Unsere Empfehlung: Spart Euch das Geld!
"Sommerfest"
Komödie
Deutschland
92 Minuten
FSK 0
Deutsche Komödie über einen wenig erfolgreichen Schauspieler (Lukas Gregorowicz) aus Berlin, der nach dem Tod seines Vaters in seine Heimatstadt Bochum zurückkehrt. Dort trifft er alte Freunde, aber auch seine einst große Jugendliebe (Anna Bederke) wieder.
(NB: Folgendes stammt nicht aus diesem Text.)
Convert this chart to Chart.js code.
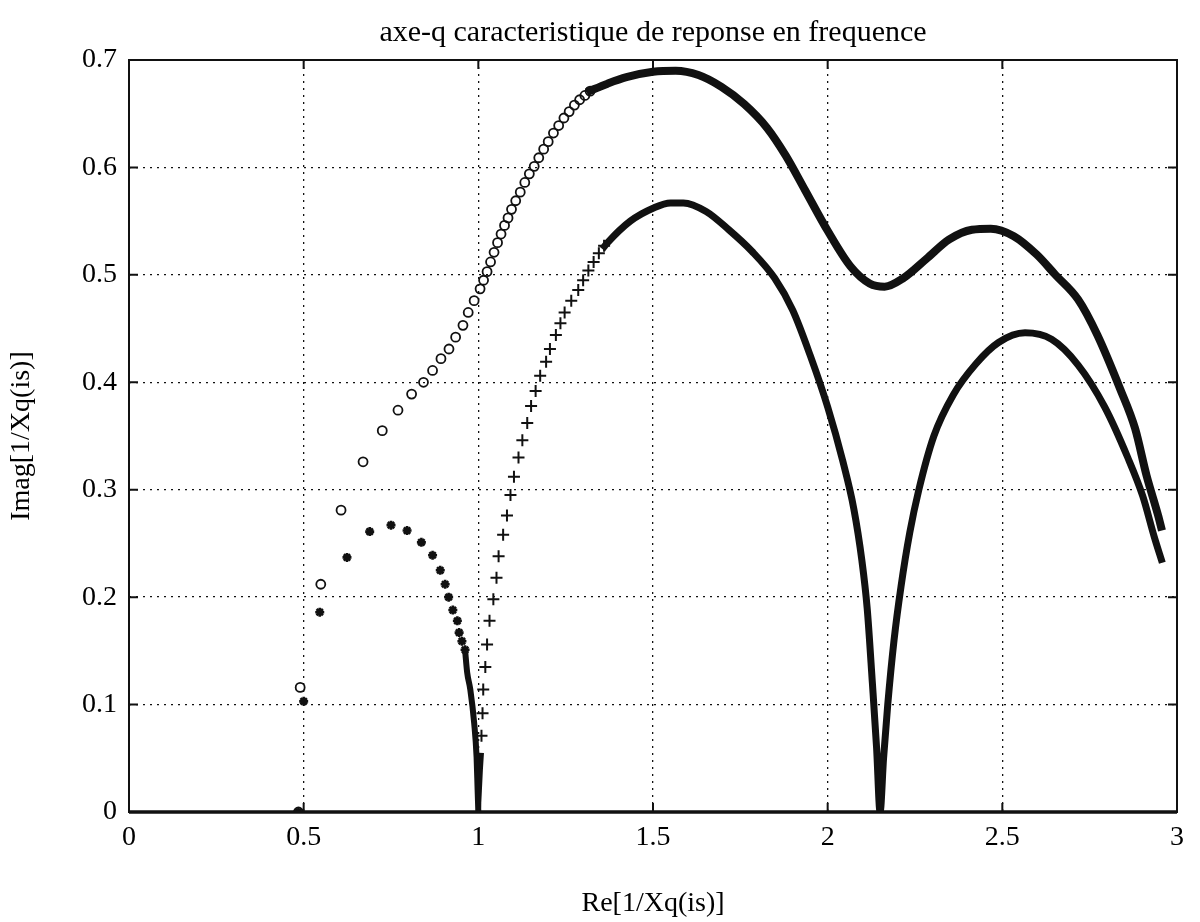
<!DOCTYPE html>
<html>
<head>
<meta charset="utf-8">
<title>axe-q caracteristique de reponse en frequence</title>
<script src="https://cdn.jsdelivr.net/npm/chart.js@4.4.1/dist/chart.umd.min.js"></script>
<style>
    html, body { margin: 0; padding: 0; background: #fff; }
    #wrap { width: 1200px; height: 922px; }
</style>
</head>
<body>
<div id="wrap"><canvas id="nyquistChart" width="1200" height="922"></canvas></div>
<script>
// --- data ---
const xTicks = [0, 0.5, 1, 1.5, 2, 2.5, 3];
const yTicks = [0, 0.1, 0.2, 0.3, 0.4, 0.5, 0.6, 0.7];

// "o" markers (separate circles before they merge into a band)
const circleX = [0.485, 0.49, 0.549, 0.607, 0.670, 0.725, 0.770, 0.809, 0.843, 0.869, 0.893, 0.916, 0.935, 0.956, 0.971, 0.988,
    1.005, 1.015, 1.025, 1.035, 1.045, 1.055, 1.065, 1.075, 1.085, 1.095, 1.107, 1.12, 1.133, 1.146, 1.16, 1.173, 1.187, 1.20,
    1.215, 1.23, 1.245, 1.26, 1.275, 1.29, 1.305, 1.32];
const circleY = [0.0, 0.116, 0.212, 0.281, 0.326, 0.355, 0.374, 0.389, 0.400, 0.411, 0.422, 0.431, 0.442, 0.453, 0.465, 0.476,
    0.487, 0.495, 0.503, 0.512, 0.521, 0.530, 0.538, 0.546, 0.553, 0.561, 0.569, 0.577, 0.586, 0.594, 0.601, 0.609, 0.617, 0.624,
    0.632, 0.639, 0.646, 0.652, 0.658, 0.663, 0.667, 0.671];
// "o" dense band
const circleBandX = [1.31, 1.37, 1.424, 1.5, 1.565, 1.63, 1.696, 1.761, 1.826, 1.88, 1.935, 2.0, 2.065, 2.12, 2.163, 2.217, 2.283,
    2.348, 2.413, 2.467, 2.533, 2.598, 2.652, 2.717, 2.772, 2.837, 2.88, 2.913, 2.946, 2.957];
const circleBandY = [0.670, 0.678, 0.684, 0.689, 0.690, 0.686, 0.675, 0.659, 0.637, 0.611, 0.579, 0.541, 0.508, 0.492, 0.489, 0.497, 0.515,
    0.533, 0.542, 0.543, 0.536, 0.519, 0.500, 0.477, 0.444, 0.394, 0.357, 0.313, 0.276, 0.262];

// "*" markers
const starX = [0.485, 0.50, 0.546, 0.624, 0.689, 0.750, 0.796, 0.837, 0.869, 0.891, 0.905, 0.915, 0.927, 0.94, 0.945, 0.953, 0.962];
const starY = [0.0, 0.103, 0.186, 0.237, 0.261, 0.267, 0.262, 0.251, 0.239, 0.225, 0.212, 0.200, 0.188, 0.178, 0.167, 0.159, 0.151];
// "*" dense band
const starBandX = [0.962, 0.968, 0.977, 0.988, 0.995, 0.998, 1.0];
const starBandY = [0.151, 0.130, 0.114, 0.083, 0.051, 0.020, 0.0];

// "+" markers
const plusX = [1.009, 1.012, 1.014, 1.02, 1.025, 1.032, 1.043, 1.052, 1.058, 1.071, 1.082, 1.092, 1.102, 1.115, 1.126, 1.140,
    1.151, 1.164, 1.177, 1.194, 1.205, 1.222, 1.235, 1.247, 1.266, 1.286, 1.30, 1.315, 1.33, 1.345, 1.36];
const plusY = [0.071, 0.092, 0.114, 0.135, 0.156, 0.178, 0.198, 0.218, 0.238, 0.258, 0.276, 0.295, 0.312, 0.330, 0.346, 0.362,
    0.378, 0.392, 0.406, 0.419, 0.431, 0.444, 0.455, 0.465, 0.476, 0.486, 0.495, 0.504, 0.512, 0.520, 0.527];
// "+" dense band near x = 1
const plusBandX = [1.0, 1.003, 1.006, 1.009];
const plusBandY = [0.0, 0.02, 0.04, 0.055];
// "+" dense band from the hump to the end
const plusTraceX = [1.355, 1.37, 1.435, 1.5, 1.55, 1.587, 1.652, 1.717, 1.783, 1.848, 1.90, 1.95, 2.0, 2.043, 2.075, 2.098,
    2.113, 2.128, 2.14, 2.15, 2.16, 2.172, 2.19, 2.21, 2.235, 2.261, 2.304, 2.359, 2.424, 2.489, 2.565, 2.641, 2.717,
    2.793, 2.859, 2.902, 2.935, 2.958];
const plusTraceY = [0.524, 0.530, 0.550, 0.562, 0.567, 0.567, 0.559, 0.542, 0.522, 0.497, 0.467, 0.425, 0.377, 0.327, 0.282, 0.234,
    0.190, 0.120, 0.060, 0.0, 0.050, 0.100, 0.160, 0.210, 0.260, 0.300, 0.350, 0.388, 0.417, 0.437, 0.446, 0.440, 0.416,
    0.377, 0.330, 0.294, 0.256, 0.232];

function pts(xs, ys) {
    return xs.map(function (x, i) { return { x: x, y: ys[i] }; });
}

const serif = "'Liberation Serif', 'DejaVu Serif', serif";
const ink = '#111';

// white page, box frame and inward tick marks like the original figure
const frame = {
    id: 'frame',
    beforeDraw: function (chart) {
        const c = chart.ctx;
        c.save();
        c.fillStyle = '#fff';
        c.fillRect(0, 0, chart.width, chart.height);
        c.restore();
    },
    afterDraw: function (chart) {
        const c = chart.ctx;
        const a = chart.chartArea;
        const sx = chart.scales.x, sy = chart.scales.y;
        c.save();
        c.strokeStyle = ink;
        c.lineWidth = 2;
        c.strokeRect(a.left, a.top, a.right - a.left, a.bottom - a.top);
        c.lineWidth = 3.5;
        c.beginPath();
        c.moveTo(a.left, a.bottom);
        c.lineTo(a.right, a.bottom);
        c.stroke();
        c.lineWidth = 2;
        c.beginPath();
        xTicks.forEach(function (v) {
            const px = sx.getPixelForValue(v);
            c.moveTo(px, a.bottom); c.lineTo(px, a.bottom - 9);
            c.moveTo(px, a.top); c.lineTo(px, a.top + 9);
        });
        yTicks.forEach(function (v) {
            const py = sy.getPixelForValue(v);
            c.moveTo(a.left, py); c.lineTo(a.left + 9, py);
            c.moveTo(a.right, py); c.lineTo(a.right - 9, py);
        });
        c.stroke();
        c.restore();
    }
};

const ctx = document.getElementById('nyquistChart').getContext('2d');
new Chart(ctx, {
    type: 'scatter',
    data: {
        datasets: [
            {
                label: 'o band',
                data: pts(circleBandX, circleBandY),
                showLine: true,
                borderColor: ink,
                borderWidth: 8,
                pointRadius: 0,
                cubicInterpolationMode: 'monotone'
            },
            {
                label: 'o',
                data: pts(circleX, circleY),
                pointStyle: 'circle',
                pointRadius: 4.5,
                borderWidth: 1.8,
                borderColor: ink,
                backgroundColor: 'rgba(255,255,255,0)'
            },
            {
                label: '* band',
                data: pts(starBandX, starBandY),
                showLine: true,
                borderColor: ink,
                borderWidth: 6,
                pointRadius: 0,
                cubicInterpolationMode: 'monotone'
            },
            {
                label: '*',
                data: pts(starX, starY),
                pointStyle: 'star',
                pointRadius: 4.5,
                borderWidth: 2.6,
                borderColor: ink,
                backgroundColor: ink
            },
            {
                label: '+ band',
                data: pts(plusBandX, plusBandY),
                showLine: true,
                borderColor: ink,
                borderWidth: 5,
                pointRadius: 0
            },
            {
                label: '+ trace',
                data: pts(plusTraceX, plusTraceY),
                showLine: true,
                borderColor: ink,
                borderWidth: 7,
                pointRadius: 0,
                cubicInterpolationMode: 'monotone'
            },
            {
                label: '+',
                data: pts(plusX, plusY),
                pointStyle: 'cross',
                pointRadius: 6,
                borderWidth: 2,
                borderColor: ink
            }
        ]
    },
    options: {
        responsive: false,
        animation: false,
        layout: { padding: { left: 0, right: 23, top: 0, bottom: 0 } },
        plugins: {
            legend: { display: false },
            tooltip: { enabled: false },
            title: {
                display: true,
                fullSize: false,
                text: 'axe-q caracteristique de reponse en frequence',
                color: '#000',
                font: { family: serif, size: 30, weight: 'normal' },
                padding: { top: 15, bottom: 9 }
            }
        },
        scales: {
            x: {
                type: 'linear',
                min: 0,
                max: 3,
                afterFit: function (scale) { scale.height = 110; },
                afterBuildTicks: function (scale) {
                    scale.ticks = xTicks.map(function (v) { return { value: v }; });
                },
                ticks: {
                    color: '#000',
                    padding: 9,
                    maxRotation: 0,
                    font: { family: serif, size: 28 },
                    callback: function (v) { return String(v); }
                },
                grid: { color: ink, lineWidth: 1.3, drawTicks: false, borderDash: [2, 5] },
                border: { display: false, dash: [2, 5] },
                title: {
                    display: true,
                    text: 'Re[1/Xq(is)]',
                    color: '#000',
                    font: { family: serif, size: 28 },
                    padding: { top: 0, bottom: 2 }
                }
            },
            y: {
                type: 'linear',
                min: 0,
                max: 0.7,
                afterFit: function (scale) { scale.width = 129; },
                afterBuildTicks: function (scale) {
                    scale.ticks = yTicks.map(function (v) { return { value: v }; });
                },
                ticks: {
                    color: '#000',
                    padding: 12,
                    font: { family: serif, size: 28 },
                    callback: function (v) { return v === 0 ? '0' : v.toFixed(1); }
                },
                grid: { color: ink, lineWidth: 1.3, drawTicks: false, borderDash: [2, 5] },
                border: { display: false, dash: [2, 5] },
                title: {
                    display: true,
                    text: 'Imag[1/Xq(is)]',
                    color: '#000',
                    font: { family: serif, size: 28 },
                    padding: { top: 5, bottom: 0 }
                }
            }
        }
    },
    plugins: [frame]
});
</script>
</body>
</html>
Man merkt Regisseur und Drehbuchautor Sönke Wortmann ("Frau Müller muss weg!") das Herzblut an, das er in seinen melancholischen und skurrilen Streifen hat fließen lassen, doch dabei türmt er die Klischees über den Ruhrpott und seine Bewohner allzu dick auf und bleibt tiefere Einsichten und Emotionen letztlich schuldig. Die auf dem gleichnamigen Roman von Frank Goosen aus dem Jahr 2012 fußende X-Verleih-Produktion hat gemischte Reaktionen bei Kritik und Publikum hervorgerufen. Unsere Kollegin Bianka Piringer ist kein Fan dieser Literaturverfilmung: "Der Film gerinnt zum Ruhrpott-Klischee im Comedy-Format. Die dick aufgetragenen Prollwitze berühren eher peinlich, als den kaum entwickelten Charakteren Authentizität zu verleihen."